If you just pass exceptions up in throws, you end up causing cascading checked exceptions chain changes and creating a bunch of noise, which is what many times people resort to doing in practice, because they don’t have the experience and it is very rare/almost never done to have any kind of automatic enforcement/linters/static analysis that prohibits implementation detail checked exceptions from propagating past above certain levels.

It is almost never OK to propagate IOException, for example, past maybe 1 or 2 levels of private helper methods, almost never should be propagated past your class boundary and you have to think twice about adding throws to protected methods even, unless your subclass implementations are specifically implementing alternate IO calls.

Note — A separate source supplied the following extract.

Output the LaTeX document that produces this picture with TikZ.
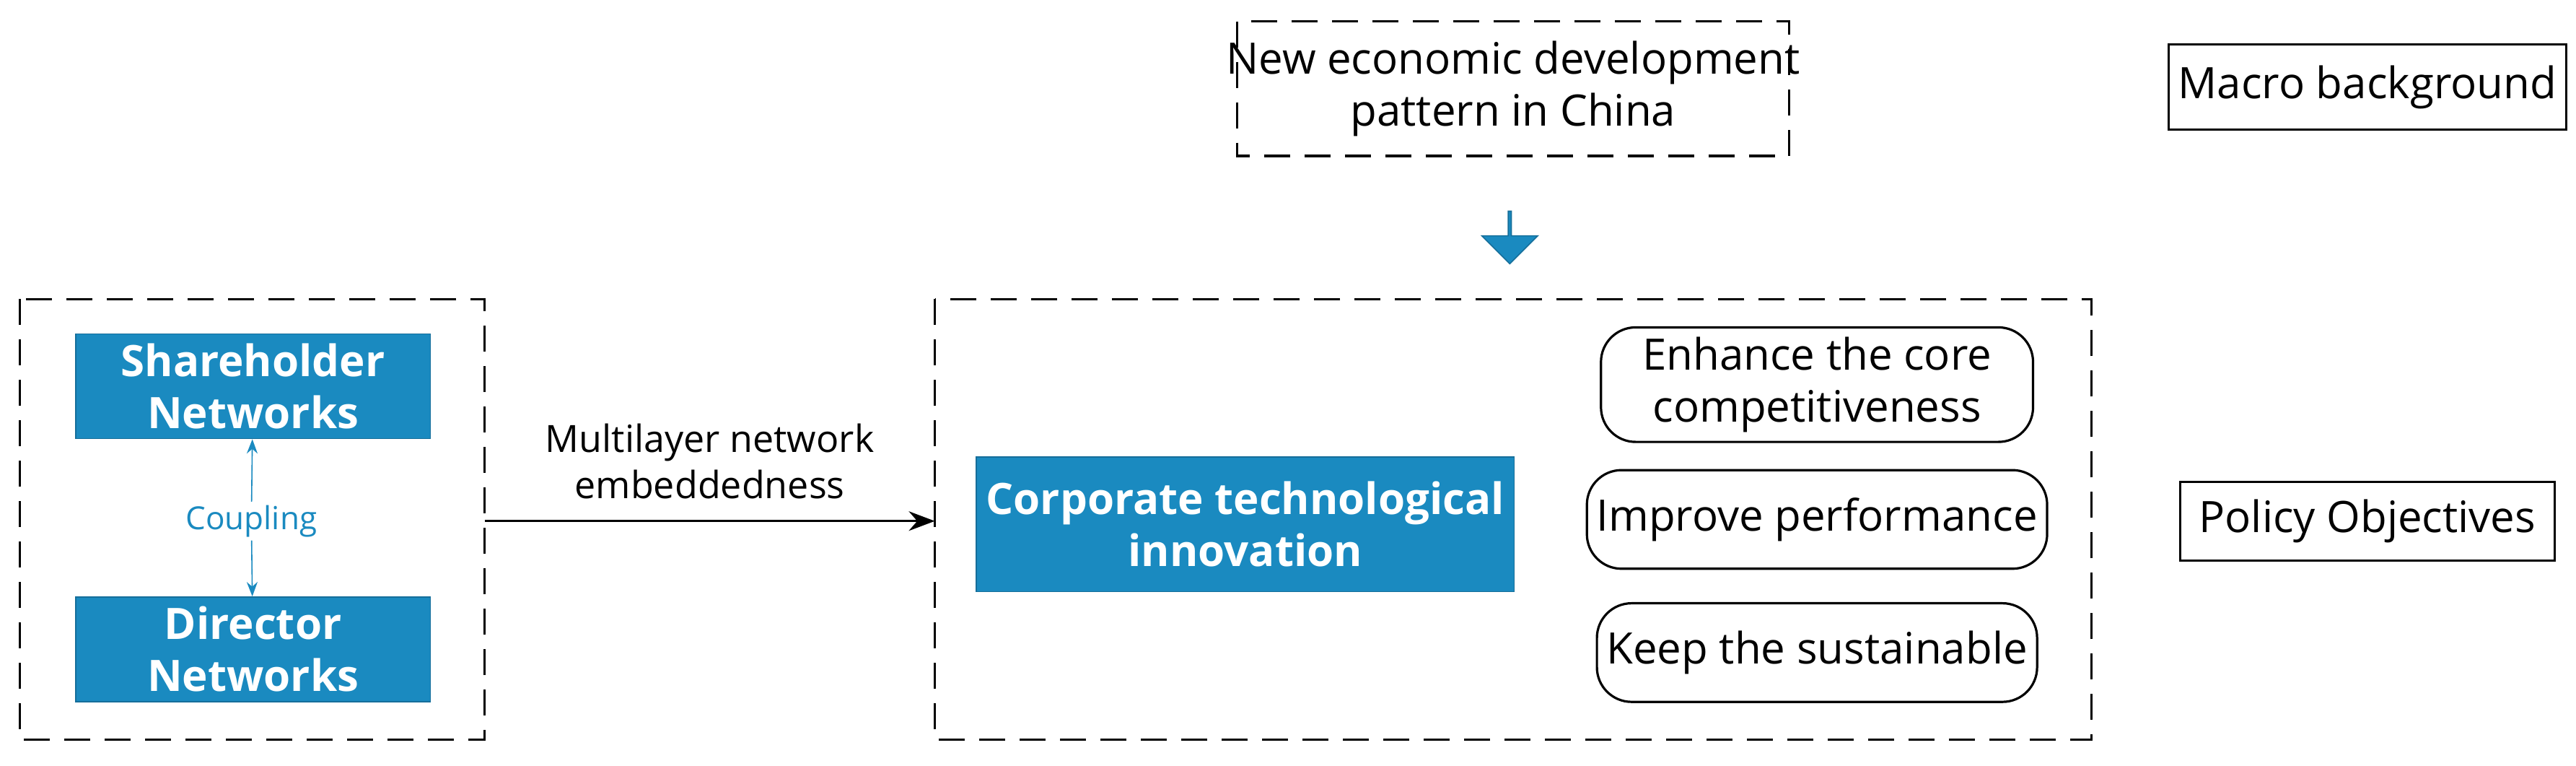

So yes that’s why checked exceptions have failed. And when you actually take this extreme discipline to your code, yes you end up with a ton of try/catch handling noise and a whole lotta new exceptions classes, and it takes similar extreme discipline to always avoid poor/improper try/catch handlers. Refactoring code across certain boundaries becomes a much bigger hassle, so your end up discouraging refactoring across those boundaries, which leads to code that is more easily stale and design decisions that are much harder to back out of.

2 comments

I think we're actually not that far off in our opinions.

Throwing an exception is an implicit part of our contract, whether we declare it or not. Since any method can throw an exception that implementation detail is already exposed we just don't know about it.

Yes. Propagating checked exceptions through a long chain is indeed a pita and as I said before, we need to be vigilant about using them correctly. But if I have library or infrastructure code that is doing IO/SQL, I still want people to know and handle the failure correctly.

I think they were never picked up in other languages because no one likes to tidy their room. You want to write a unit test or a hello world and suddenly there's a checked exception... No fun. Also it was used for many APIs that people felt were built badly (e.g. the infamous encoding exception, URL format, etc.).

> Throwing an exception is an implicit part of our contract, whether we declare it or not

I think this is the main reason why checked exceptions and errors as values work. The alternative is having to always specify all the exceptions in documentation so the caller knows what to expect, and hope that documentation covers everything and doesn't get out of date. That also has to propagate if the caller doesn't handle all exceptions, just like checked exceptions.

It's much better to encode this directly with checked exceptions or Result<T, E>. Why people like errors as values so much but dislike checked exceptions is beyond me. They're basically the same thing with different syntax.

You make a great point about exposing the exceptions of library code. Why _don't_ linters deal with this better? It seems like you could throw up a yellow squiggly on any public method that throws an exception outside of its package or some such thing.

I agree that it takes a lot of discipline to do this properly. Is that discipline alleviated with unchecked exceptions or would you say that doing things right takes the same work, checked or unchecked?